Runoff calculation perfect overlap bug
Currently, the runoff calculation function does the following for a given HUC with a list of sites that intersect it and a dictionary of site runoff data:
- Determines which intersecting sites have ANY data.
- Uses those intersecting sites to determine (based on proportions and weights) which sites should be used to calculate runoff, and PRIORITIZES sites that closely overlap the huc, REGARDLESS OF HOW MUCH DATA WERE COLLECTED AT THOSE SITES.
- If a site has near perfect overlap, the function ignores all other runoff data and only calculates HUC-level runoff using the near perfect overlap site and the dates represented by near perfect overlap.

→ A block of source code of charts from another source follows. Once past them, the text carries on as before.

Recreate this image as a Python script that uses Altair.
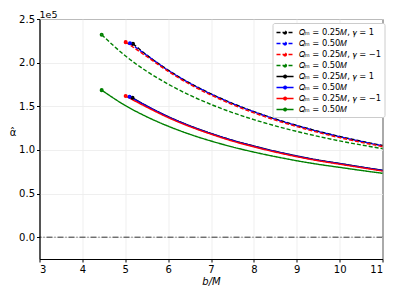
import altair as alt
import pandas as pd

# values (alpha-hat in units of 1e5)
b_black_d = [5.18, 5.5, 6.0, 6.5, 7.0, 7.5, 8.0, 8.5, 9.0, 9.5, 10.0, 10.5, 11.0]
a_black_d = [2.216, 2.088, 1.915, 1.768, 1.643, 1.534, 1.439, 1.355, 1.281, 1.214, 1.154, 1.100, 1.050]
b_blue_d = [5.11, 5.5, 6.0, 6.5, 7.0, 7.5, 8.0, 8.5, 9.0, 9.5, 10.0, 10.5, 11.0]
a_blue_d = [2.222, 2.085, 1.912, 1.765, 1.640, 1.531, 1.436, 1.352, 1.278, 1.211, 1.151, 1.097, 1.047]
b_red_d = [5.01, 5.5, 6.0, 6.5, 7.0, 7.5, 8.0, 8.5, 9.0, 9.5, 10.0, 10.5, 11.0]
a_red_d = [2.235, 2.070, 1.900, 1.753, 1.628, 1.519, 1.424, 1.341, 1.267, 1.200, 1.140, 1.087, 1.038]
b_green_d = [4.45, 5.0, 5.5, 6.0, 6.5, 7.0, 7.5, 8.0, 8.5, 9.0, 9.5, 10.0, 10.5, 11.0]
a_green_d = [2.320, 2.079, 1.901, 1.754, 1.628, 1.521, 1.428, 1.347, 1.275, 1.212, 1.155, 1.103, 1.057, 1.015]

b_black_s = [5.17, 5.5, 6.0, 6.5, 7.0, 7.5, 8.0, 8.5, 9.0, 9.5, 10.0, 10.5, 11.0]
a_black_s = [1.598, 1.505, 1.382, 1.278, 1.189, 1.111, 1.044, 0.984, 0.931, 0.884, 0.845, 0.805, 0.767]
b_blue_s = [5.10, 5.5, 6.0, 6.5, 7.0, 7.5, 8.0, 8.5, 9.0, 9.5, 10.0, 10.5, 11.0]
a_blue_s = [1.610, 1.502, 1.379, 1.275, 1.186, 1.108, 1.041, 0.981, 0.928, 0.881, 0.842, 0.802, 0.764]
b_red_s = [5.01, 5.5, 6.0, 6.5, 7.0, 7.5, 8.0, 8.5, 9.0, 9.5, 10.0, 10.5, 11.0]
a_red_s = [1.617, 1.490, 1.370, 1.268, 1.180, 1.101, 1.035, 0.975, 0.922, 0.876, 0.836, 0.797, 0.758]
b_green_s = [4.45, 5.0, 5.5, 6.0, 6.5, 7.0, 7.5, 8.0, 8.5, 9.0, 9.5, 10.0, 10.5, 11.0]
a_green_s = [1.685, 1.509, 1.380, 1.272, 1.180, 1.102, 1.034, 0.975, 0.923, 0.876, 0.835, 0.800, 0.765, 0.732]

labels = [
    "𝑄ₘ = 0.25𝑀, 𝛾 = 1",
    "𝑄ₘ = 0.50𝑀",
    "𝑄ₘ = 0.25𝑀, 𝛾 = −1",
    "𝑄ₘ = 0.50𝑀",
]
colors = ["#000000", "#0000ff", "#ff0000", "#008000"]

series_d = [(b_black_d, a_black_d), (b_blue_d, a_blue_d), (b_red_d, a_red_d), (b_green_d, a_green_d)]
series_s = [(b_black_s, a_black_s), (b_blue_s, a_blue_s), (b_red_s, a_red_s), (b_green_s, a_green_s)]

rows = []
names = []
dashes = []
cols = []
order = 0
for style, sers, dash in [("d", series_d, [4, 2]), ("s", series_s, [1, 0])]:
    for i, (bs, as_) in enumerate(sers):
        # zero-width spaces keep duplicated legend texts distinct
        name = labels[i] + ("\u200b" * (i + 1 + (0 if style == "d" else 4)))
        names.append(name)
        dashes.append(dash)
        cols.append(colors[i])
        for k, (b, a) in enumerate(zip(bs, as_)):
            rows.append({"b": b, "a": a, "series": name, "first": k == 0, "ord": order})
        order += 1
df = pd.DataFrame(rows)

x = alt.X("b:Q", scale=alt.Scale(domain=[3, 11], nice=False, zero=False),
          axis=alt.Axis(values=[3, 4, 5, 6, 7, 8, 9, 10, 11], title="b/M", titleFontStyle="italic",
                        titleFontWeight="normal", titleFontSize=10, titlePadding=2))
y = alt.Y("a:Q", scale=alt.Scale(domain=[-0.25, 2.5], nice=False, zero=False),
          axis=alt.Axis(values=[0, 0.5, 1.0, 1.5, 2.0, 2.5], format=".1f", title="α̂",
                        titleAngle=0, titleFontWeight="normal", titleFontSize=10,
                        titleX=-27, titleY=113, titleBaseline="middle", titleAlign="center"))

legend_symbol = ("M-1,0L2.1,0"
                 "M0.8,0A0.25,0.25 0 1,1 0.3,0A0.25,0.25 0 1,1 0.8,0Z")

legend = alt.Legend(title=None, orient="none", legendX=233, legendY=4,
                    symbolType=legend_symbol, symbolSize=121, symbolStrokeWidth=1.4,
                    labelFontSize=8.3, rowPadding=0, padding=3, labelOffset=10,
                    fillColor="white", strokeColor="#cccccc", cornerRadius=2,
                    labelLimit=200)
color = alt.Color("series:N", scale=alt.Scale(domain=names, range=cols), legend=legend)
dash = alt.StrokeDash("series:N", scale=alt.Scale(domain=names, range=dashes), legend=None)

lines = alt.Chart(df).mark_line(strokeWidth=1.4, interpolate="monotone").encode(
    x=x, y=y, color=color, strokeDash=dash, order="ord:Q", detail="series:N"
)
points = alt.Chart(df).transform_filter("datum.first").mark_point(
    filled=False, size=5, strokeWidth=1.8, opacity=1).encode(
    x="b:Q", y="a:Q", color=color
)
zero = alt.Chart(pd.DataFrame({"z": [0.0]})).mark_rule(
    color="black", strokeWidth=0.8, strokeDash=[6, 2, 1, 2]).encode(y="z:Q")

chart = alt.layer(zero, lines, points).properties(
    width=343, height=240,
    title=alt.TitleParams("1e5", anchor="start", frame="group", fontSize=9.5, fontWeight="normal",
                          offset=2, dy=7, color="black"),
    autosize=alt.AutoSizeParams(type="none"),
    padding={"left": 31.5, "top": 11, "right": 8, "bottom": 30},
).configure(font="DejaVu Sans").configure_view(stroke="black", strokeWidth=1).configure_axis(
    grid=True, gridColor="#ebebeb", gridWidth=0.8, domainColor="black", tickColor="black",
    tickSize=3, labelFontSize=10, labelColor="black", titleColor="black", labelPadding=2,
    domain=True
)

chart.save("out.html", embed_options={"renderer": "svg", "actions": False})
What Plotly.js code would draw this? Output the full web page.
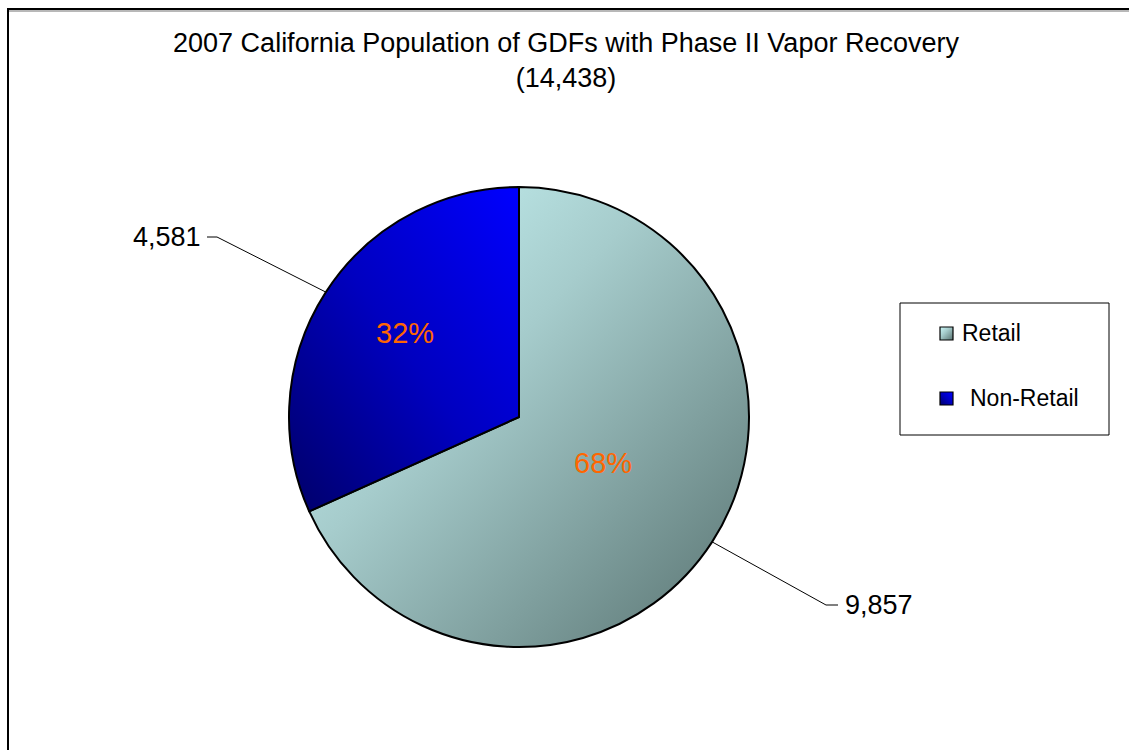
<!DOCTYPE html>
<html>
<head>
<meta charset="utf-8">
<script src="https://cdn.plot.ly/plotly-3.0.1.min.js"></script>
<style>
  html, body { margin: 0; padding: 0; background: #ffffff; }
  #chart { width: 1129px; height: 750px; }
</style>
</head>
<body>
<div id="chart"></div>
<script>
// Station categories and their counts
const categories = ['Retail', 'Non-Retail'];
const stationCounts = [9857, 4581];
const titleLine = '2007 California Population of GDFs with Phase II Vapor Recovery';

// Figure geometry (pixels)
const W = 1129, H = 750;
const PIE = { cx: 519, cy: 417, r: 230 };
const FONT = 'Liberation Sans, Arial, sans-serif';
const fx = p => p / W;
const fy = p => 1 - p / H;
const fmt = n => n.toLocaleString('en-US');

const total = stationCounts.reduce((a, b) => a + b, 0);

// Point on the pie rim at the middle of slice i (slices run clockwise from 12 o'clock)
function rimPoint(i) {
  let start = 0;
  for (let k = 0; k < i; k++) start += stationCounts[k] / total;
  const theta = 2 * Math.PI * (start + stationCounts[i] / total / 2);
  return [PIE.cx + PIE.r * Math.sin(theta), PIE.cy - PIE.r * Math.cos(theta)];
}

const trace = {
  type: 'pie',
  labels: categories,
  values: stationCounts,
  sort: false,
  direction: 'clockwise',
  rotation: 0,
  domain: {
    x: [fx(PIE.cx - PIE.r), fx(PIE.cx + PIE.r)],
    y: [fy(PIE.cy + PIE.r), fy(PIE.cy - PIE.r)]
  },
  marker: { colors: ['#97bcbc', '#0000c8'], line: { color: '#000000', width: 2 } },
  textinfo: 'none',
  hoverinfo: 'none',
  showlegend: false
};

// Value labels with leader lines, and percentage labels inside the slices
const labelSpots = [
  { anchor: 'left',  tx: 843, ty: 605, elbow: [826, 838], px: 603, py: 463 },  // Retail
  { anchor: 'right', tx: 203, ty: 237, elbow: [217, 207], px: 405, py: 333 }   // Non-Retail
];

const shapes = [];
const annotations = [];

stationCounts.forEach((v, i) => {
  const s = labelSpots[i];
  const [ex, ey] = rimPoint(i);
  shapes.push({
    type: 'path', xref: 'paper', yref: 'paper',
    path: `M ${fx(ex)} ${fy(ey)} L ${fx(s.elbow[0])} ${fy(s.ty)} L ${fx(s.elbow[1])} ${fy(s.ty)}`,
    line: { color: '#000000', width: 1 }
  });
  annotations.push({
    xref: 'paper', yref: 'paper', x: fx(s.tx), y: fy(s.ty),
    xanchor: s.anchor, yanchor: 'middle', showarrow: false,
    text: fmt(v), font: { family: FONT, size: 27, color: '#000000' }
  });
  annotations.push({
    xref: 'paper', yref: 'paper', x: fx(s.px), y: fy(s.py),
    xanchor: 'center', yanchor: 'middle', showarrow: false,
    text: Math.round(v / total * 100) + '%',
    font: { family: FONT, size: 29, color: '#ff6600' }
  });
});

// Outer frame
shapes.push({
  type: 'line', xref: 'paper', yref: 'paper',
  x0: fx(8), x1: 1.05, y0: fy(11), y1: fy(11),
  line: { color: '#a0a0a0', width: 1.5 }
});
shapes.push({
  type: 'path', xref: 'paper', yref: 'paper',
  path: `M ${fx(8)} -0.05 L ${fx(8)} ${fy(9)} L 1.05 ${fy(9)}`,
  line: { color: '#000000', width: 2 }
});

// Legend box and entries
shapes.push({
  type: 'rect', xref: 'paper', yref: 'paper',
  x0: fx(900), x1: fx(1109), y0: fy(435), y1: fy(303),
  line: { color: '#000000', width: 1 }, fillcolor: 'rgba(255,255,255,0)'
});
const legendRows = [
  { y: 333, sx: 940, tx: 960, fill: '#b4dcdc' },
  { y: 398, sx: 940, tx: 968, fill: '#0000c8' }
];
const swatchStart = shapes.length;
categories.forEach((c, i) => {
  const row = legendRows[i];
  shapes.push({
    type: 'rect', xref: 'paper', yref: 'paper',
    x0: fx(row.sx), x1: fx(row.sx + 13), y0: fy(row.y + 7), y1: fy(row.y - 6),
    line: { color: '#000000', width: 1.2 }, fillcolor: row.fill
  });
  annotations.push({
    xref: 'paper', yref: 'paper', x: fx(row.tx), y: fy(row.y),
    xanchor: 'left', yanchor: 'middle', showarrow: false,
    text: c, font: { family: FONT, size: 23, color: '#000000' }
  });
});

const layout = {
  width: W, height: H,
  margin: { l: 0, r: 0, t: 0, b: 0 },
  paper_bgcolor: '#ffffff',
  plot_bgcolor: '#ffffff',
  title: {
    text: `${titleLine}<br>(${fmt(total)})`,
    font: { family: FONT, size: 27, color: '#000000' },
    x: fx(566), xanchor: 'center',
    y: fy(52), yanchor: 'top', yref: 'container'
  },
  showlegend: false,
  shapes: shapes,
  annotations: annotations
};

const gd = document.getElementById('chart');
Plotly.newPlot(gd, [trace], layout, { displayModeBar: false, staticPlot: true }).then(() => {
  // Shaded fills for the slices and legend swatches
  const svg = gd.querySelector('svg.main-svg');
  const ns = 'http://www.w3.org/2000/svg';
  let defs = svg.querySelector('defs');
  if (!defs) { defs = document.createElementNS(ns, 'defs'); svg.insertBefore(defs, svg.firstChild); }
  function addGrad(id, x1, y1, x2, y2, stops) {
    const g = document.createElementNS(ns, 'linearGradient');
    g.setAttribute('id', id);
    g.setAttribute('x1', x1); g.setAttribute('y1', y1);
    g.setAttribute('x2', x2); g.setAttribute('y2', y2);
    stops.forEach(([o, c]) => {
      const s = document.createElementNS(ns, 'stop');
      s.setAttribute('offset', o); s.setAttribute('stop-color', c);
      g.appendChild(s);
    });
    defs.appendChild(g);
  }
  addGrad('shadeRetail', 0, 0, 1, 1, [[0, '#ccfafa'], [0.4, '#a6cccc'], [1, '#587270']]);
  addGrad('shadeNonRetail', 1, 0, 0, 1, [[0, '#0000ff'], [0.5, '#0000c0'], [1, '#000068']]);
  const ids = ['shadeRetail', 'shadeNonRetail'];
  gd.querySelectorAll('g.slice path.surface').forEach((p, i) => {
    p.style.fill = `url(#${ids[i]})`;
  });
  const shapePaths = gd.querySelectorAll('.shapelayer path');
  categories.forEach((c, i) => {
    const p = shapePaths[swatchStart + i];
    if (p) p.style.fill = `url(#${ids[i]})`;
  });
});
</script>
</body>
</html>
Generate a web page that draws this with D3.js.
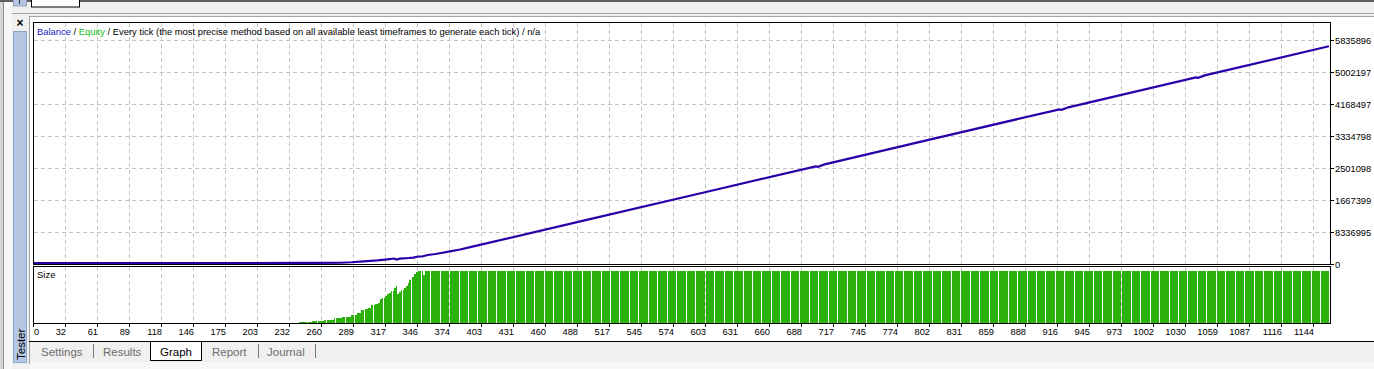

I noticed this issue when composing the validation notebook for runoff. I started with one HUC (01010004), with runoff data in WW from 1902 to 2022. I ran the same HUC through the hyswap runoff function, and I found that the returned dataset only had runoff estimates for 1903. This is because in the year 1903, there was a streamgage basin collecting data that had near perfect overlap with the HUC. The hyswap function identified this perfect overlap, and used the runoff from the streamgage to represent runoff for the HUC, and then ignored all other dates/runoff estimates.
This can be fixed by calculating perfect overlap runoff and if the entire date range is not represented, calculate estimated runoff using all other gages. Then, we can stitch together dates with perfect site overlap with dates where multiple gages are used to estimate runoff.